The US dollar's appreciation immediately post the presidential elections which saw Trump win, can be attributed to several key factors. Firstly, while the market expects Trump to tighten money supply, which could have led to an abrupt reaction in exchange rate, the US economy has exhibited resilience recently, with solid growth. The Federal Reserve's aggressive interest rate hikes to curb inflation have made US dollar denominated assets more attractive to international investors seeking higher yields. 

This demand for US dollar assets has driven up the currency's value. The potential for further fiscal stimulus under Trump's administration, through tax cuts and increased government spending has bolstered investor confidence in the US dollar. Nonetheless, while geopolitical tensions and economic uncertainties led investors to seek safe-haven assets, with the US dollar being a primary choice, this may see an inverse direction under Trump’s foreign policy stance.

Looking ahead, the future trajectory of the US dollar will depend on several factors. If the US maintains solid economic growth and the Federal Reserve continues its tight monetary policy under the new administration, which is highly expected, the US dollar is likely to remain strong. It is, however, also imperative to pay attention to how geopolitical events or trade tensions will turn out under Trump’s administration as these have the potential to impact investor sentiment and drive fluctuations in the US dollar.

For a country like Zimbabwe that relies heavily on commodities, the implications of a stronger US dollar and Trump's economic policies are multifaceted. A stronger US dollar generally leads to higher costs for debt repayments and imports, as many commodities are priced in US dollar. This can exacerbate inflationary pressures and strain the financial stability of these economies. Trump's economic policies, characterised by protectionism, deregulation, and tax cuts, are likely to lead to trade tensions, impacting global trade flows and commodity prices. For instance, higher tariffs on Chinese goods could disrupt supply chains and reduce demand for raw materials.

The combination of higher tariffs and a stronger US dollar could create a challenging environment for Zimbabwe, a commodity reliant economy, leading to increased economic volatility and uncertainty. By imposing tariffs as high as 60% on Chinese goods and up to 20% on other imports, Trump may succeed in protecting domestic industries and reducing the trade deficit. However, these tariffs could also lead to retaliatory measures from other countries, further disrupting global trade and impacting commodity prices. For Zimbabwe, these trade disruptions could lead to reduced demand for commodities against higher import costs, straining the economy. Additionally, the increased cost of debt repayments due to a stronger US dollar at a time companies and the government are recording significant exchange losses on foreign obligations could limit the economy’s ability to stabilise and grow.

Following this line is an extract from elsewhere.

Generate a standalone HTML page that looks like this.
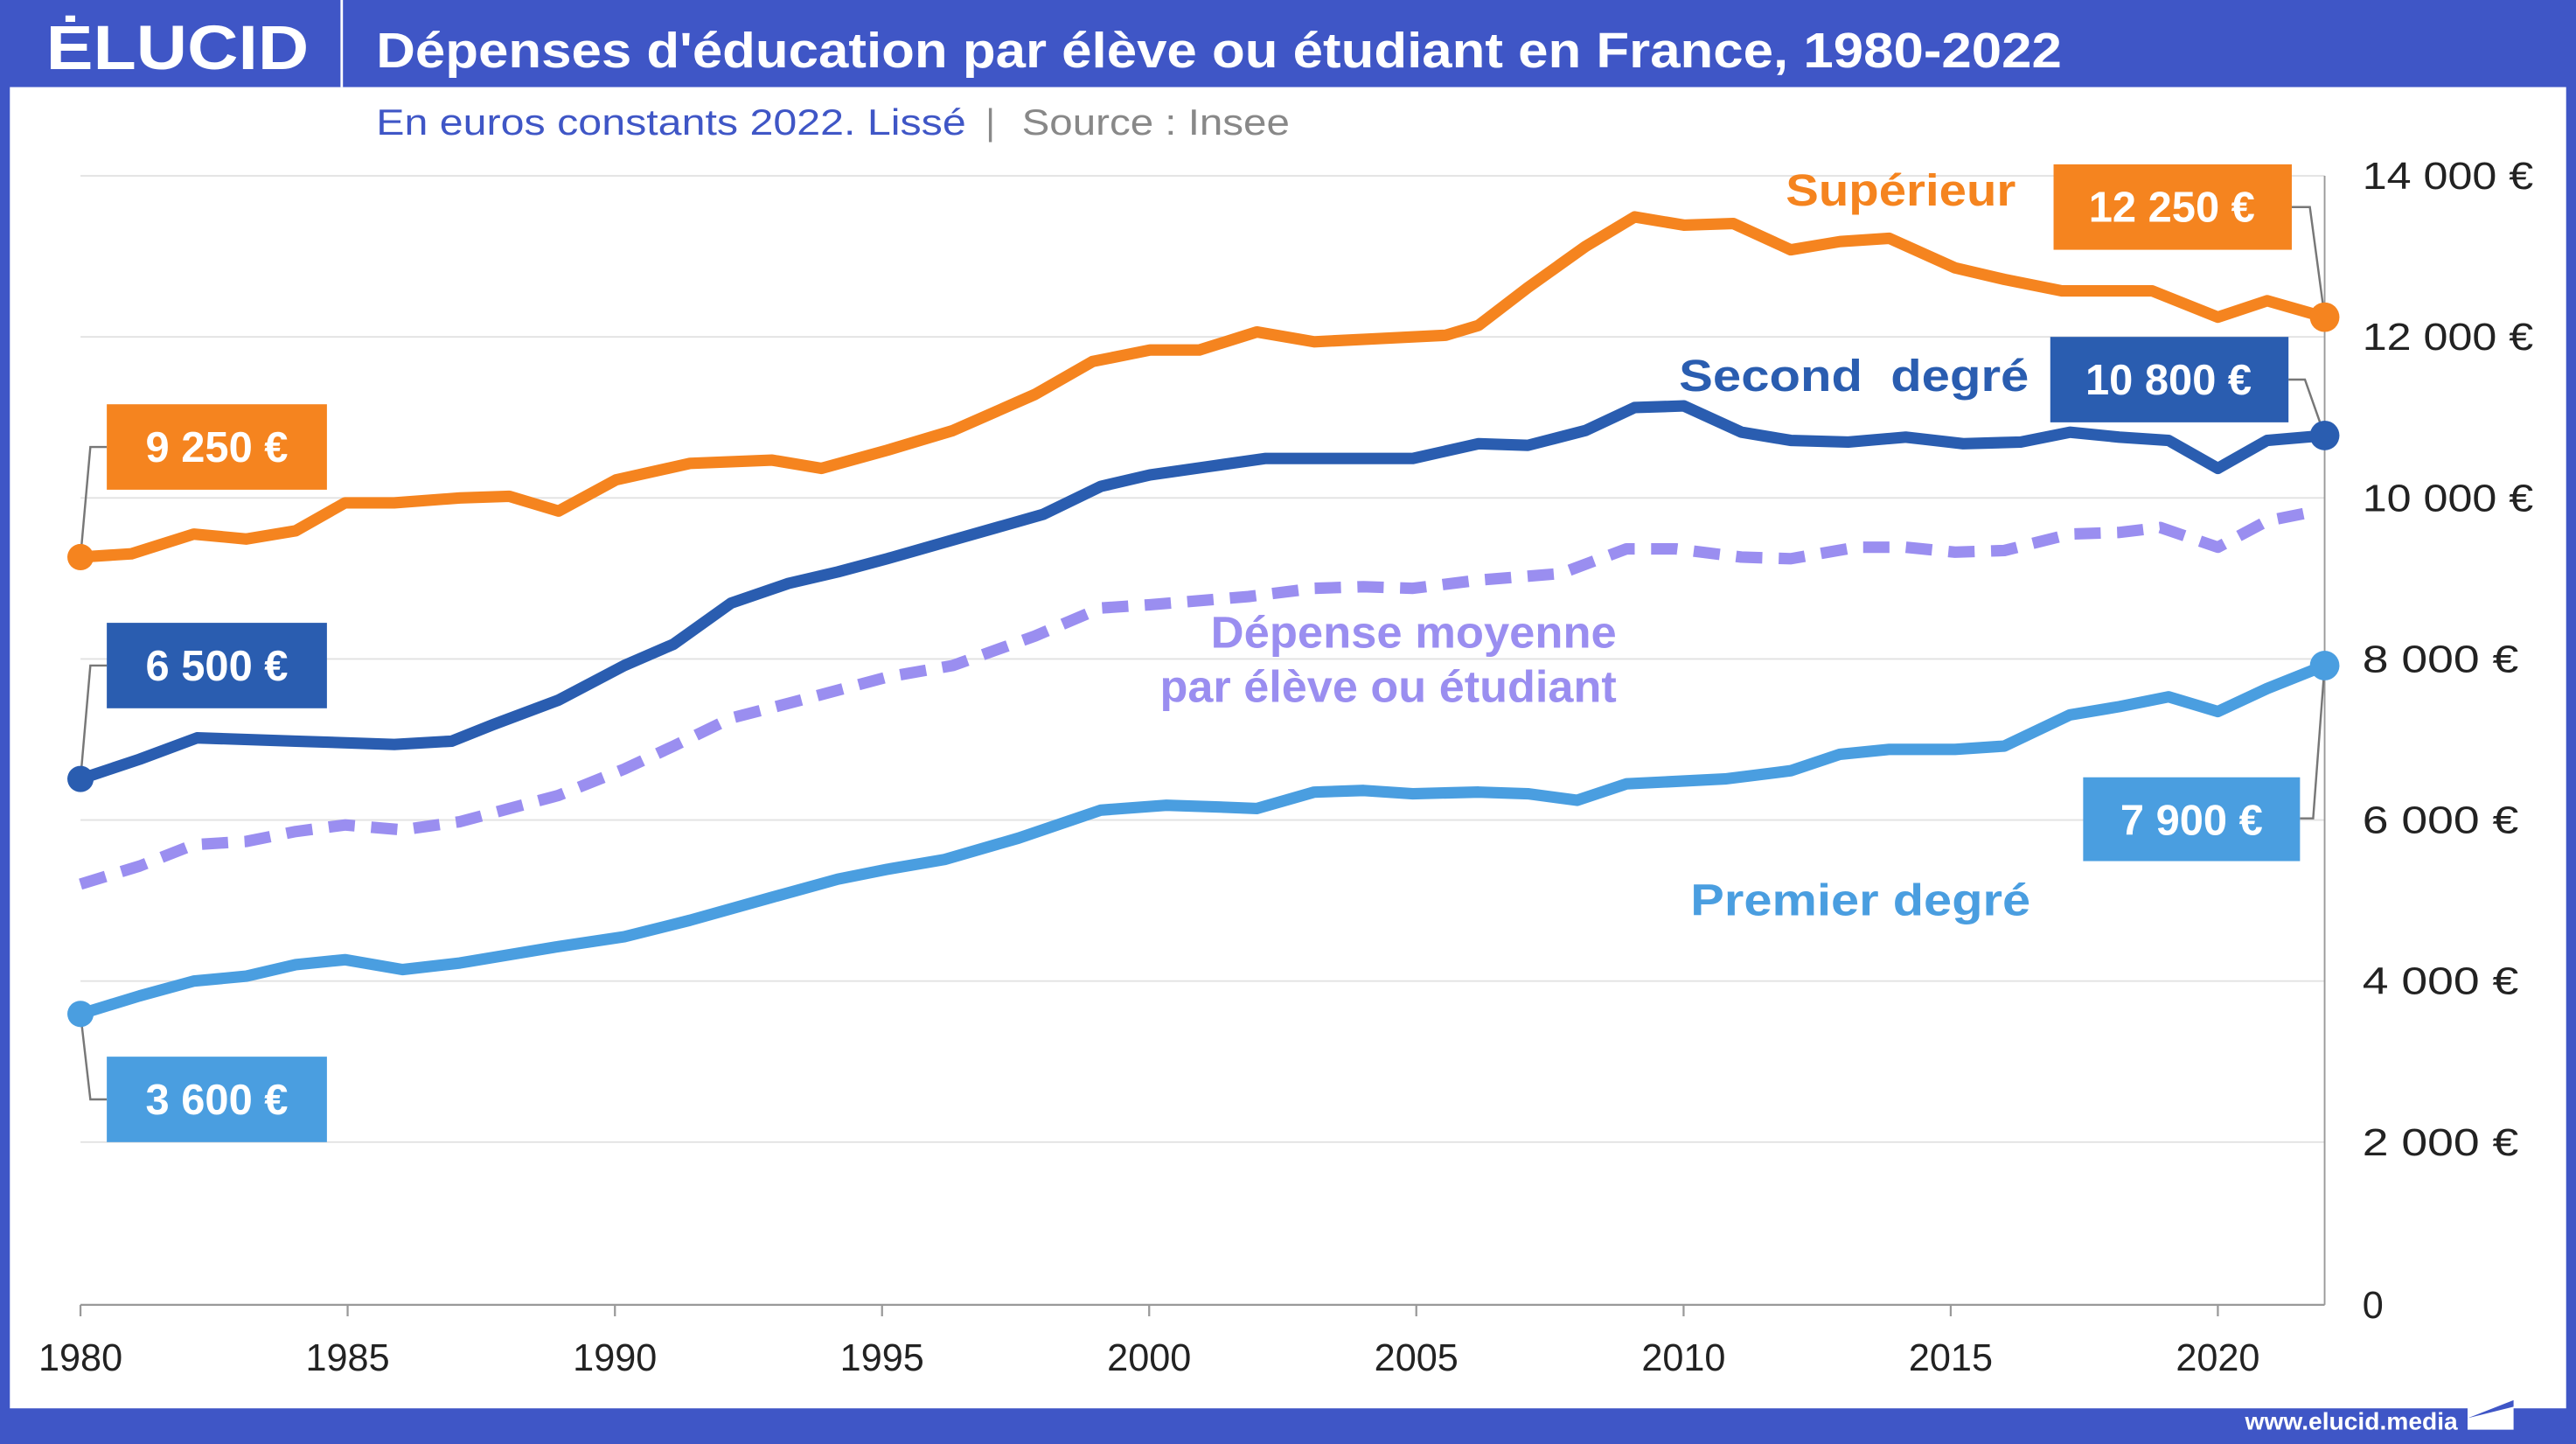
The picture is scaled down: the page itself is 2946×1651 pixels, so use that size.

To navigate these challenges, Zimbabwe ought to focus on economic diversification and reducing dependency on commodity exports. Investing in value-added industries, improving infrastructure, and enhancing trade relations with other countries will help build resilience and sustain growth. Additionally, exploring alternative markets and currencies for trade in the short to medium term may mitigate the impact of a stronger US dollar and trade tensions. 

By adopting these strategies, Zimbabwe can build resilience and navigate the uncertainties that come with the “new” Trump administration, including complexities of the global economic landscape, thus sustaining growth and economic stability.